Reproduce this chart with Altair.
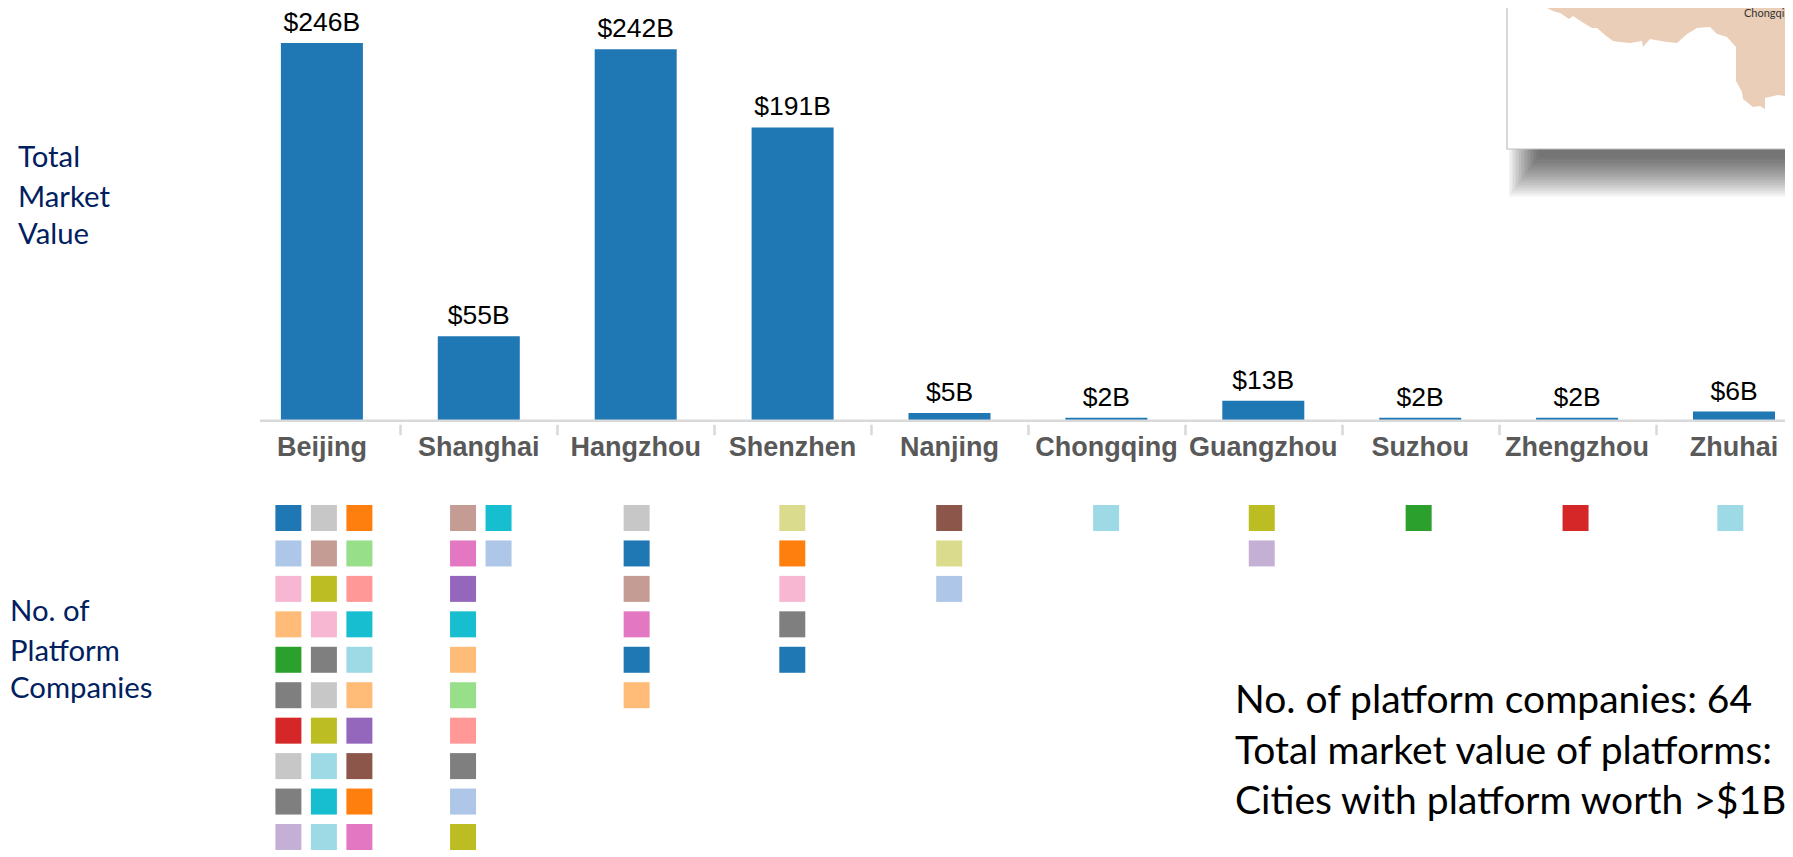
import altair as alt
import pandas as pd

cities = ["Beijing", "Shanghai", "Hangzhou", "Shenzhen", "Nanjing", "Chongqing", "Guangzhou", "Suzhou", "Zhengzhou", "Zhuhai"]
market_values = [246, 55, 242, 191, 5, 2, 13, 2, 2, 6]
value_labels = ["$246B", "$55B", "$242B", "$191B", "$5B", "$2B", "$13B", "$2B", "$2B", "$6B"]

beijing = ["#1f77b4", "#c7c7c7", "#ff7f0e", "#aec7e8", "#c49c94", "#98df8a", "#f7b6d2", "#bcbd22", "#ff9896", "#ffbb78",
           "#f7b6d2", "#17becf", "#2ca02c", "#7f7f7f", "#9edae5", "#7f7f7f", "#c7c7c7", "#ffbb78", "#d62728", "#bcbd22",
           "#9467bd", "#c7c7c7", "#9edae5", "#8c564b", "#7f7f7f", "#17becf", "#ff7f0e", "#c5b0d5", "#9edae5", "#e377c2"]
shanghai_pairs = ["#c49c94", "#17becf", "#e377c2", "#aec7e8"]
shanghai_single = ["#9467bd", "#17becf", "#ffbb78", "#98df8a", "#ff9896", "#7f7f7f", "#aec7e8", "#bcbd22"]
single_columns = {
    "Hangzhou": ["#c7c7c7", "#1f77b4", "#c49c94", "#e377c2", "#1f77b4", "#ffbb78"],
    "Shenzhen": ["#dbdb8d", "#ff7f0e", "#f7b6d2", "#7f7f7f", "#1f77b4"],
    "Nanjing": ["#8c564b", "#dbdb8d", "#aec7e8"],
    "Chongqing": ["#9edae5"],
    "Guangzhou": ["#bcbd22", "#c5b0d5"],
    "Suzhou": ["#2ca02c"],
    "Zhengzhou": ["#d62728"],
    "Zhuhai": ["#9edae5"],
}
single_column_nudge = {"Hangzhou": -0.03, "Shenzhen": -0.065, "Nanjing": -0.065, "Chongqing": -0.065,
                       "Guangzhou": -0.1, "Suzhou": -0.1, "Zhengzhou": -0.1, "Zhuhai": -0.16}

left_labels = [("Total", 18, 158), ("Market", 18, 198), ("Value", 18, 235),
               ("No. of", 10, 612), ("Platform", 10, 652), ("Companies", 10, 689)]
summary_lines = [("No. of platform companies: 64", 1235, 701),
                 ("Total market value of platforms:", 1235, 752),
                 ("Cities with platform worth >$1B:", 1235, 802)]

# Map coastline, west to east; x never steps backwards so the area stays one piece
map_outline_x = [1546, 1547, 1553, 1560, 1569, 1573, 1582, 1592, 1597, 1605, 1613, 1620, 1630, 1642, 1643, 1650,
                 1667, 1677, 1687, 1697, 1710, 1717, 1727, 1736, 1736, 1736, 1742, 1743, 1753, 1760,
                 1765, 1765, 1778, 1793, 1800]
map_outline_y = [8, 8, 11, 13, 19, 16, 22, 28, 28, 35, 41, 42, 43, 41, 47, 39, 42, 43, 34, 28, 27, 34, 37, 47, 62,
                 81, 92, 99, 107, 106, 109, 98, 95, 97, 97]

# shadow: left edge and bottom edge of each stacked veil
shadow_left = [1509, 1510, 1512, 1513, 1515, 1516, 1518, 1519, 1521, 1522,
               1524, 1525, 1527, 1528, 1530, 1531, 1533, 1534, 1536, 1538]
shadow_bottom = [197, 195, 193, 191, 189, 187, 185, 183, 181, 179,
                 177, 175, 173, 171, 169, 167, 165, 163, 160, 158]

W, H = 1777, 846
BAND_RANGE = [272.9, 1767]
PADDING_INNER = 0.4774
STEP = 156.9

bars_df = pd.DataFrame({"city": cities, "value": market_values, "label": value_labels})

rows = []
for i, c in enumerate(beijing):
    rows.append(("Beijing", i % 3 - 1, i // 3, c))
for i, c in enumerate(shanghai_pairs):
    rows.append(("Shanghai", i % 2 - 0.5, i // 2, c))
for i, c in enumerate(shanghai_single):
    rows.append(("Shanghai", -0.5, i + 2, c))
for city, cols in single_columns.items():
    for i, c in enumerate(cols):
        rows.append((city, single_column_nudge[city], i, c))
squares_df = pd.DataFrame(rows, columns=["city", "col", "row", "color"])


def band(axis=None):
    return alt.X("city:N", sort=cities, axis=axis, title=None,
                 scale=alt.Scale(type="band", domain=cities, range=BAND_RANGE, paddingInner=PADDING_INNER, paddingOuter=0))


val_y = alt.Y("value:Q", axis=None, scale=alt.Scale(domain=[0, 246], range=[412.8, 35]))


def px(f):
    return alt.X(f, axis=None, scale=alt.Scale(domain=[8, 8 + W], range=[0, W]))


def py(f):
    return alt.Y(f, axis=None, scale=alt.Scale(domain=[8, 8 + H], range=[0, H]))


label_axis = alt.Axis(offset=412.8 - H, domain=False, ticks=False, labelAngle=0, labelFont="Liberation Sans",
                      labelFontWeight="bold", labelFontSize=27, labelColor="#595959", labelPadding=6.5,
                      labelOverlap=False, labelLimit=0, grid=False)
tick_axis = alt.Axis(offset=412.8 - H, domain=False, labels=False, tickColor="#d9d9d9", tickWidth=2.5, tickSize=14,
                     tickOffset=STEP / 2, grid=False)

bars = alt.Chart(bars_df).mark_bar(color="#1f77b4", size=82).encode(
    x=band(label_axis), y=val_y, y2=alt.datum(0))
tick_layer = alt.Chart(bars_df).mark_point(opacity=0).encode(x=band(tick_axis), y=val_y)
value_text = alt.Chart(bars_df).mark_text(font="Liberation Sans", fontSize=26.5, color="#000000", baseline="bottom", dy=-6).encode(
    x=band(), y=val_y, text="label:N")

# white gap that detaches the ticks from the axis line, then the axis line itself
gap = alt.Chart(pd.DataFrame({"a": [260], "b": [1800], "y": [423.5]})).mark_rule(color="white", strokeWidth=2.5).encode(
    x=px("a:Q"), x2="b:Q", y=py("y:Q"))
axis_line = alt.Chart(pd.DataFrame({"a": [260], "b": [1800], "y": [420.8]})).mark_rule(color="#d9d9d9", strokeWidth=2.5).encode(
    x=px("a:Q"), x2="b:Q", y=py("y:Q"))

squares = alt.Chart(squares_df).mark_square(size=676, opacity=1).encode(
    x=band(),
    xOffset=alt.XOffset("col:Q", scale=alt.Scale(domain=[-1, 1], range=[7.5, 78.5])),
    y=alt.Y("row:Q", axis=None, scale=alt.Scale(domain=[0, 9], range=[510, 829])),
    color=alt.Color("color:N", scale=None),
)

left_df = pd.DataFrame(left_labels, columns=["t", "x", "y"])
left_text = alt.Chart(left_df).mark_text(font="Lato", fontSize=29.3, color="#002060", align="left", baseline="middle").encode(
    x=px("x:Q"), y=py("y:Q"), text="t:N")

sum_df = pd.DataFrame(summary_lines, columns=["t", "x", "y"])
sum_text = alt.Chart(sum_df).mark_text(font="Lato", fontSize=39, color="#000000", align="left", baseline="middle").encode(
    x=px("x:Q"), y=py("y:Q"), text="t:N")

shadow_df = pd.DataFrame({"l": shadow_left, "b": shadow_bottom, "r": 1810, "t": 100})
shadow = alt.Chart(shadow_df).mark_rect(color="#000000", opacity=0.034).encode(
    x=px("l:Q"), x2="r:Q", y=py("t:Q"), y2="b:Q")

box_df = pd.DataFrame({"l": [1507], "r": [1810], "t": [-10], "b": [149]})
box = alt.Chart(box_df).mark_rect(fill="white", stroke="#bfbfbf", strokeWidth=1.2).encode(
    x=px("l:Q"), x2="r:Q", y=py("t:Q"), y2="b:Q")

map_df = pd.DataFrame({"x": map_outline_x, "y": map_outline_y})
map_df["y0"] = 8
map_shape = alt.Chart(map_df).mark_area(color="#ebceb7", opacity=1).encode(
    x=px("x:Q"), y=py("y:Q"), y2="y0:Q")

map_label = alt.Chart(pd.DataFrame({"t": ["Chongqing"], "x": [1744], "y": [14]})).mark_text(
    font="Lato", fontSize=11, color="#333333", align="left", baseline="middle").encode(
    x=px("x:Q"), y=py("y:Q"), text="t:N")

chart = alt.layer(tick_layer, bars, value_text, gap, axis_line, squares, left_text, sum_text, shadow, box, map_shape, map_label).resolve_scale(
    x="independent", y="independent", color="independent"
).properties(
    width=W, height=H, padding=0, background="white",
    autosize=alt.AutoSizeParams(type="none"),
).configure_view(stroke=None)

chart.save("out.html", embed_options={"renderer": "svg", "actions": False})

Work to complete: Reproduce the data above word for word from its first line through the line that holds "import pandas as pd", both ends included; skip pictures.

Solution for this problem:
Reproduce this chart with Altair.
import altair as alt
import pandas as pd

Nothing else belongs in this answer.